Aitor Gismera

Personal information
- Full name: Aitor Gismera Monge
- Date of birth: 21 February 2004 (age 22)
- Place of birth: Getafe, Spain
- Height: 1.82 m (6 ft 0 in)
- Position: Midfielder

Team information
- Current team: Betis B
- Number: 20

Youth career
- 2012–2022: Atlético Madrid

Senior career*
- Years: Team / Apps / (Gls)
- 2022–2025: Atlético Madrid B / 83 / (0)
- 2025–: Betis B / 23 / (0)

International career^{‡}
- 2018–2019: Spain U15 / 8 / (2)
- 2020: Spain U16 / 3 / (1)
- 2022–2023: Spain U19 / 3 / (0)

= Aitor Gismera =

Spanish footballer (born 2004)

Aitor Gismera Monge (born 21 February 2004) is a Spanish footballer who plays as a midfielder for Primera Federación club Betis B.

==Club career==
===Atlético Madrid===
At the age of eight, Gismera joined the youth academy of La Liga side Atletico Madrid, where he played in the UEFA Youth League.

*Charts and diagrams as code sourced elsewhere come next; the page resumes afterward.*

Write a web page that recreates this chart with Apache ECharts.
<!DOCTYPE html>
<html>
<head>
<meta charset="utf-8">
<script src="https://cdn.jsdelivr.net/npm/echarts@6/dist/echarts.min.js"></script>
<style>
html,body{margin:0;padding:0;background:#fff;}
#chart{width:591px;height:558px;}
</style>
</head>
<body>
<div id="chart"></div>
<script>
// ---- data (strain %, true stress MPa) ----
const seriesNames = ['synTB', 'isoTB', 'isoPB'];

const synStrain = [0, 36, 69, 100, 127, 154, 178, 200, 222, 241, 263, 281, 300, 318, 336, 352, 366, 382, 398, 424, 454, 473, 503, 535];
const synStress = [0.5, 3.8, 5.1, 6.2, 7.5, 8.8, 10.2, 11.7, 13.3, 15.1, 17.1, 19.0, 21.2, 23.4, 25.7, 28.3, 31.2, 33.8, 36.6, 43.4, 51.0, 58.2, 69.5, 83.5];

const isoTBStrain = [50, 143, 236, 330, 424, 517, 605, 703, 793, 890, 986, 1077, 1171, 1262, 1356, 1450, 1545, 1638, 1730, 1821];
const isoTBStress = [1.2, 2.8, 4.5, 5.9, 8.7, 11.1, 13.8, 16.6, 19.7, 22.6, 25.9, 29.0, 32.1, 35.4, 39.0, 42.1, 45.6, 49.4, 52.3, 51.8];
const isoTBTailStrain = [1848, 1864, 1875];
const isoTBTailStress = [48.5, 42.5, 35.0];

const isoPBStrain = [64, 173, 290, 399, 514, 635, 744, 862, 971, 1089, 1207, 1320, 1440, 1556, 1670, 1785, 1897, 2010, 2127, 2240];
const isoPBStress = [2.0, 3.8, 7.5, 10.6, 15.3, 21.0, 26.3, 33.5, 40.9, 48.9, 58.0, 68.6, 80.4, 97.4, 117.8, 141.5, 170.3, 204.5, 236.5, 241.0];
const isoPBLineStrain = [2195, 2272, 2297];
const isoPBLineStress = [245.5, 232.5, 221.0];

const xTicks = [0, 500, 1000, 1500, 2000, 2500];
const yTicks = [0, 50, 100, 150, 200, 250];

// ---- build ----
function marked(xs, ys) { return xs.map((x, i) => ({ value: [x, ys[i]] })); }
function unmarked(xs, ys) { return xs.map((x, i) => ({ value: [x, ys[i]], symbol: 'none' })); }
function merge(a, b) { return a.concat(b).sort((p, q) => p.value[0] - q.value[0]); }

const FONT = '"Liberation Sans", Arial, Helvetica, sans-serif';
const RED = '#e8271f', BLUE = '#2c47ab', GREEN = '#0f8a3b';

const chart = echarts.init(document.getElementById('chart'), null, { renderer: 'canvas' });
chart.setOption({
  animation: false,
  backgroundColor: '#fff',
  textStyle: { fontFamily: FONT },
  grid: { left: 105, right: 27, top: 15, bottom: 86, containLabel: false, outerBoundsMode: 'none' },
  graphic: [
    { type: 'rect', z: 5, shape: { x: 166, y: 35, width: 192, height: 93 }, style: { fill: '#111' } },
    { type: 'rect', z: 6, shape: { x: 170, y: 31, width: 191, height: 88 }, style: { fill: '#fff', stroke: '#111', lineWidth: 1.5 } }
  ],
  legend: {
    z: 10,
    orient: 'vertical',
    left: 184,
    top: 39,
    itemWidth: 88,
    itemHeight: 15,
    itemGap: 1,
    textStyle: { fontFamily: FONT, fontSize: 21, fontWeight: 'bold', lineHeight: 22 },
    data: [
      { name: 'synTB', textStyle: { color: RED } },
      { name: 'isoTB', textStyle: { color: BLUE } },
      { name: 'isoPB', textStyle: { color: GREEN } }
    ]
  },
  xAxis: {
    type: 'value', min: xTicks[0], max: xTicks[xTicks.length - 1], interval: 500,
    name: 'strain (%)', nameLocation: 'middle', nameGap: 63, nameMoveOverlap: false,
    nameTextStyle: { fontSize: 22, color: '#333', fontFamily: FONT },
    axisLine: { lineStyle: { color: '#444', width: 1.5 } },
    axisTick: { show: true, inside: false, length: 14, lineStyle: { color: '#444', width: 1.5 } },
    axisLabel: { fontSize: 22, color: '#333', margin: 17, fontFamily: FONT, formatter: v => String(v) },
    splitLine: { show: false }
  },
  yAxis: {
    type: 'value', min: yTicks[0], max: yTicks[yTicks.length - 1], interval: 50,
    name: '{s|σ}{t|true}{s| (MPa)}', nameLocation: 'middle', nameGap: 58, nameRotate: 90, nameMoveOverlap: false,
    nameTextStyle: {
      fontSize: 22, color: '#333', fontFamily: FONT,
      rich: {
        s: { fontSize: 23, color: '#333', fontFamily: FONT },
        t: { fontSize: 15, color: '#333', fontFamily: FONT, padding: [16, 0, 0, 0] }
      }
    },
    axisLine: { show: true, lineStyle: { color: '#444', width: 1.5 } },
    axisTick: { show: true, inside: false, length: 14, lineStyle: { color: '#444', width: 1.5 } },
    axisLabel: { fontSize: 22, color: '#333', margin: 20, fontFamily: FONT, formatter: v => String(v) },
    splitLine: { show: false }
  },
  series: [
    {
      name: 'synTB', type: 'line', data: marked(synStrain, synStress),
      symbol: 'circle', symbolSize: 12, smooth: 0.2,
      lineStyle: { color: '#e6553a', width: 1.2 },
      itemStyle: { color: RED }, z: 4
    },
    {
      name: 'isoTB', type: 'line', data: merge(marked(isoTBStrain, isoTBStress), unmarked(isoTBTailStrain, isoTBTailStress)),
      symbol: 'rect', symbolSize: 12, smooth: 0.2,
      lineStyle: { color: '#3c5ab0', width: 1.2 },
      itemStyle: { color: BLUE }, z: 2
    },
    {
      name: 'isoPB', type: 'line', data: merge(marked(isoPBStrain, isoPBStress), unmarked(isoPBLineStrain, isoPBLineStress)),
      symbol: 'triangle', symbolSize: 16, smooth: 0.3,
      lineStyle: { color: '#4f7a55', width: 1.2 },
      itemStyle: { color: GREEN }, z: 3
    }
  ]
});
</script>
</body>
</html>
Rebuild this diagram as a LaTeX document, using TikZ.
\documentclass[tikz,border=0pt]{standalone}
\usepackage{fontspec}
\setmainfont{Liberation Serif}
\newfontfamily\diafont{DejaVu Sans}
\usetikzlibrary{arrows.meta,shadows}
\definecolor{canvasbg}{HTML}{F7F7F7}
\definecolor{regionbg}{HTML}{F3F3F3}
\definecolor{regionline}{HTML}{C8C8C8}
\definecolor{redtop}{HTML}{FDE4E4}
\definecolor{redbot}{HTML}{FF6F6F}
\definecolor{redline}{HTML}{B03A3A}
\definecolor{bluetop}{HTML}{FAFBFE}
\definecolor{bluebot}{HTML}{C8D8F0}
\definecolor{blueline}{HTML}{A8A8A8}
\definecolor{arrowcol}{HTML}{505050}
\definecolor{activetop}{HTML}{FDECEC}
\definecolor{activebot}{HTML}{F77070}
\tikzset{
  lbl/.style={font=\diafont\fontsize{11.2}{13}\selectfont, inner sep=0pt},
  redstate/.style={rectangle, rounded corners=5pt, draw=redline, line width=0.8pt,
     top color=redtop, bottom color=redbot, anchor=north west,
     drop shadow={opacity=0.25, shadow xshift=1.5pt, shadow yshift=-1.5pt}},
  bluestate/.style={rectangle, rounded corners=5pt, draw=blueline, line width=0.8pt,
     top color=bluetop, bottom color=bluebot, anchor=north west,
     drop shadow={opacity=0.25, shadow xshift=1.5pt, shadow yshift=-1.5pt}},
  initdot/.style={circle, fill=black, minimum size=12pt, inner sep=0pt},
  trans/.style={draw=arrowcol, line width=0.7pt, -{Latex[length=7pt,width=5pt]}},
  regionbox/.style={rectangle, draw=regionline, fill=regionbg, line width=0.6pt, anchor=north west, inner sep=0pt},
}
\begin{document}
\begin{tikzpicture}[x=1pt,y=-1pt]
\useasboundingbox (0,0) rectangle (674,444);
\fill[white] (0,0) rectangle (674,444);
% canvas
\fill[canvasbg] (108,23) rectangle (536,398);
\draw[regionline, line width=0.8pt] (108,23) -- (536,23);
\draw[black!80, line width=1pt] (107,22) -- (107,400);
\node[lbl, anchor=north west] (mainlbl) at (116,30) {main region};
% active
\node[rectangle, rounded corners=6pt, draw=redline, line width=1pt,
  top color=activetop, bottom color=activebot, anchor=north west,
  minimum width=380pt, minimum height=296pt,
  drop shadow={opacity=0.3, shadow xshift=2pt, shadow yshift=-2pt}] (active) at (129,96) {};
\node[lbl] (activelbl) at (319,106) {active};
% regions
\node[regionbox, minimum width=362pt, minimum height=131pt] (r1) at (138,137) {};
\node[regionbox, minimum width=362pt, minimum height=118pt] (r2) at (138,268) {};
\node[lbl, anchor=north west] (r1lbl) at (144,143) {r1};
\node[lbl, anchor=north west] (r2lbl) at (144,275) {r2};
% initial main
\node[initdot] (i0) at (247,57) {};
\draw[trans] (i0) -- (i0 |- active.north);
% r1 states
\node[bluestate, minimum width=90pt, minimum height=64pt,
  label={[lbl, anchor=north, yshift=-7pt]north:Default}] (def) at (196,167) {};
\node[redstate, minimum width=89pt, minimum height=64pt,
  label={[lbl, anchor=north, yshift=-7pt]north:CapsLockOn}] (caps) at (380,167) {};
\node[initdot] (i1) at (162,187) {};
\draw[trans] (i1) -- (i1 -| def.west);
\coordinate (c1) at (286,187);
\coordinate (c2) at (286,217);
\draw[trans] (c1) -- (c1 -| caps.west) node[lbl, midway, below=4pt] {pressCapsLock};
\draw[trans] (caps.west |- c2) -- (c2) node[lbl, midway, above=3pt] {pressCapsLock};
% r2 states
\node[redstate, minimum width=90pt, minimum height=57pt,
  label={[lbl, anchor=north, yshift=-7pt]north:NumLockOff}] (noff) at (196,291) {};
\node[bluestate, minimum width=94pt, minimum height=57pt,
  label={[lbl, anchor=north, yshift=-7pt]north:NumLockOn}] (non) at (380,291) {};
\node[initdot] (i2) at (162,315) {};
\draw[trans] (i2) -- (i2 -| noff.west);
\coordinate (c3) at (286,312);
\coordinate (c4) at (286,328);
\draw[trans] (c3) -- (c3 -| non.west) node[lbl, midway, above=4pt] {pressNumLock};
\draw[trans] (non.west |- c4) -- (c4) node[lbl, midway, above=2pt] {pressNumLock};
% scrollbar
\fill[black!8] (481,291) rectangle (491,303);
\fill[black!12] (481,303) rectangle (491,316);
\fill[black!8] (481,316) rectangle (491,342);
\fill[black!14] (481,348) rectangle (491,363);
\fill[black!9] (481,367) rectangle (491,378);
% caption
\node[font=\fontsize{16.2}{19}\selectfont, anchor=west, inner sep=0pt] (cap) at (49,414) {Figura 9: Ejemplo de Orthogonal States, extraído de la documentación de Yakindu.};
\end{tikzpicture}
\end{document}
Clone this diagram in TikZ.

In addition, he is known for In 2022, he was promoted to the club's reserve team, helping them achieve promotion from the fourth tier to the third tier.

===Betis===
In August 2025, Gismera joined Real Betis' reserve team, signed a contract with the Seville-based club until 2027.

==International career==
Gismera is a Spain youth international, having represented the country at under-15, under-16, and under-19 levels.

==Style of play==
Gismera plays as a midfielder and is right-footed. Spanish newspaper Mundo Deportivo wrote that he is known for his "character, poise and leadership in the centre of the field, which is combined with great ball handling".